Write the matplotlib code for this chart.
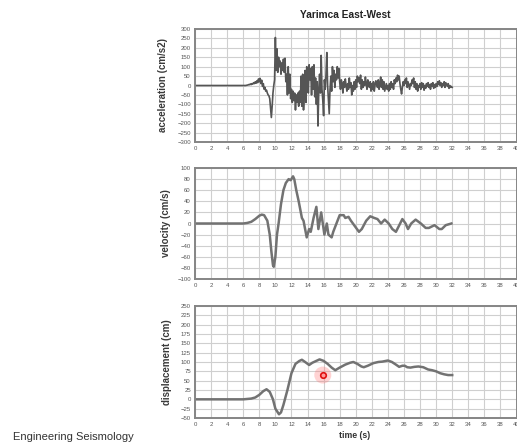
import numpy as np
import matplotlib
matplotlib.use("Agg")
import matplotlib.pyplot as plt

# ---------------- data ----------------
title = "Yarimca East-West"
footer = "Engineering Seismology"

# acceleration (cm/s2), sampled every 0.1 s from 6.0 s to 32.0 s (zero before)
acc_t0 = 6.0
acc_dt = 0.1
acc_vals = [
    0, 0, 0, 0, 1, 2, 3, 5, 4, 8,
    5, 10, 8, 15, 10, 20, 12, 25, 15, 35,
    20, 38, 10, 28, -5, 10, -20, -10, -30, -25,
    -40, -50, -55, -70, -120, -170, -110, -40, 0, 30,
    255, 80, 195, 70, 150, 100, 130, 60, 120, 80,
    140, 70, 145, 20, 60, -50, 100, -40, 60, -70,
    -20, -90, -30, -80, -40, -130, -50, -90, -40, -110,
    -30, -90, 50, -110, 60, -130, -50, 80, -90, 100,
    70, -40, 110, 30, 90, -50, 100, -20, 110, -60,
    40, -100, 20, -215, -30, 60, -40, 160, -20, -80,
    -160, 30, -20, 60, 175, 0, -80, -150, -20, 50,
    -30, 100, 20, 80, -10, 60, 30, 100, 40, 90,
    20, -20, 30, 10, -40, 20, -10, 35, 0, -30,
    10, -20, 40, -10, 15, -50, 0, -30, 20, -20,
    30, -10, 50, 20, 40, 10, 55, -20, 30, -10,
    20, 0, 45, 10, -20, 30, 0, -10, 20, -30,
    10, -20, 20, -30, 0, 25, 10, -10, 30, -20,
    10, 45, -10, 30, -20, 20, -30, -10, 10, -20,
    0, -30, 10, -20, 20, -10, 10, -20, 30, 10,
    40, 20, 55, 30, 50, 10, -20, -45, -10, 20,
    0, 30, 10, 40, -10, 20, 0, -20, 10, 0,
    30, 10, 40, -10, 20, -20, 10, -30, 0, -10,
    10, -20, 15, -10, 10, -25, 0, -15, 10, -5,
    15, -10, 5, -20, 10, -5, 15, -15, 5, -10,
    10, -5, 20, 5, 25, 0, 15, -10, 10, 0,
    20, -10, 15, 5, -5, 10, -15, 0, -10, -5,
    -10,
]

# velocity (cm/s)
vel_t = [0, 6.0, 6.5, 7.0, 7.5, 8.0, 8.3, 8.6, 9.0, 9.3, 9.5, 9.7, 9.8, 10.0,
         10.2, 10.4, 10.7, 11.0, 11.3, 11.65, 11.9, 12.2, 12.35, 12.6, 12.9,
         13.3, 13.5, 13.9, 14.2, 14.4, 14.75, 15.1, 15.35, 15.7, 16.1, 16.4,
         16.6, 17.0, 17.2, 18.0, 18.5, 18.7, 19.1, 19.4, 19.9, 20.4, 20.75,
         21.3, 21.8, 22.3, 22.7, 23.15, 23.6, 24.1, 24.55, 25.0, 25.8, 26.2,
         26.5, 26.9, 27.45, 28.1, 28.7, 29.1, 29.8, 30.4, 30.7, 31.2, 31.9]
vel_vals = [0, 0, 1, 3, 8, 14, 16, 15, 5, -20, -50, -75, -78, -60,
            -20, 0, 35, 60, 73, 80, 78, 85, 80, 60, 40,
            10, 5, -25, -10, -15, 10, 30, -10, 20, -20, 0,
            -20, -25, -15, 15, 15, 10, 12, 5, -5, -15, -10,
            5, 13, 10, 8, 0, 7, 0, -10, -15, 8, 0,
            -10, 0, 7, 0, -8, -8, -3, -10, -10, -3, 0]

# displacement (cm)
disp_t = [0, 6.0, 7.0, 7.5, 8.0, 8.5, 8.9, 9.3, 9.7, 10.0, 10.45, 10.7, 11.0,
          11.5, 12.0, 12.5, 13.0, 13.3, 13.7, 14.2, 14.6, 15.0, 15.5, 16.0,
          16.5, 17.0, 17.45, 18.0, 18.7, 19.3, 19.7, 20.2, 20.7, 21.0, 21.5,
          22.2, 22.8, 23.3, 24.0, 24.5, 25.0, 25.4, 25.8, 26.1, 26.4, 26.8,
          27.3, 27.8, 28.4, 29.0, 29.5, 30.0, 30.5, 31.0, 31.5, 32.0]
disp_vals = [0, 0, 2, 5, 12, 22, 27, 20, 0, -25, -40, -35, -15,
             25, 70, 95, 103, 106, 100, 92, 98, 102, 107, 103,
             95, 85, 78, 85, 93, 98, 100, 95, 88, 86, 90,
             97, 100, 101, 104, 100, 93, 87, 90, 90, 86, 85,
             87, 88, 86, 80, 78, 75, 70, 67, 65, 65]

cursor_t, cursor_d = [15.9], [65]

x_ticks = list(range(0, 42, 2))
acc_ticks = list(range(-300, 301, 50))
vel_ticks = list(range(-100, 101, 20))
disp_ticks = list(range(-50, 251, 25))

# ---------------- figure ----------------
W, H = 517, 442
fig = plt.figure(figsize=(W / 100, H / 100), dpi=100)
FONT = ["Liberation Sans", "DejaVu Sans"]

def box(left, top, right, bottom):
    return [left / W, 1 - bottom / H, (right - left) / W, (bottom - top) / H]

LINE = "#555555"
GRID = "#cfcfcf"
FRAME = "#858585"

def style(ax, yticks, ylim, ylabel, lab_x):
    ax.set_xlim(0, 40)
    ax.set_ylim(*ylim)
    ax.set_xticks(x_ticks)
    ax.set_yticks(yticks)
    ax.grid(True, color=GRID, linewidth=0.8)
    ax.set_axisbelow(True)
    ax.tick_params(length=0, labelsize=4.3, colors="#555555", pad=3)
    for lab in ax.get_xticklabels() + ax.get_yticklabels():
        lab.set_family(FONT)
    for s in ax.spines.values():
        s.set_color(FRAME)
        s.set_linewidth(1.4)
    pos = ax.get_position()
    fig.text(lab_x / W, (pos.y0 + pos.y1) / 2, ylabel, rotation=90,
             ha="center", va="center", fontsize=7.0, fontweight="bold",
             family=FONT, color="#3a3a3a")

# acceleration
ax1 = fig.add_axes(box(195, 29, 516.5, 142))
acc_t = acc_t0 + acc_dt * np.arange(len(acc_vals))
ax1.plot([0] + list(acc_t), [0] + acc_vals, color=LINE, linewidth=1.2)
style(ax1, acc_ticks, (-300, 300), "acceleration (cm/s2)", 163)

# velocity
ax2 = fig.add_axes(box(195, 168, 516.5, 279))
ax2.plot(vel_t, vel_vals, color="#727272", linewidth=1.8)
style(ax2, vel_ticks, (-100, 100), "velocity (cm/s)", 166)

# displacement
ax3 = fig.add_axes(box(195, 306, 516.5, 418))
ax3.plot(disp_t, disp_vals, color="#727272", linewidth=1.8)
ax3.scatter(cursor_t, cursor_d, s=150, color="#ff7070", alpha=0.3,
            edgecolors="none", zorder=4)
ax3.scatter(cursor_t, cursor_d, s=16, facecolor="#ff9a9a",
            edgecolors="#e01010", linewidths=1.2, zorder=5)
style(ax3, disp_ticks, (-50, 250), "displacement (cm)", 167)

fig.text(355 / W, 1 - 436 / H, "time (s)", ha="center", va="center",
         fontsize=6.3, fontweight="bold", family=FONT, color="#333333")
fig.text(345 / W, 1 - 15 / H, title, ha="center", va="center",
         fontsize=7.3, fontweight="bold", family=FONT, color="#222222")
fig.text(13 / W, 1 - 437 / H, footer, ha="left", va="center",
         fontsize=8.0, family=FONT, color="#333333")

fig.savefig("out.png", dpi=100)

==*==

DIRECTIVE
Copy each line that holds the word "matplotlib".

RESULT OF THE TASK
Write the matplotlib code for this chart.
import matplotlib
matplotlib.use("Agg")
import matplotlib.pyplot as plt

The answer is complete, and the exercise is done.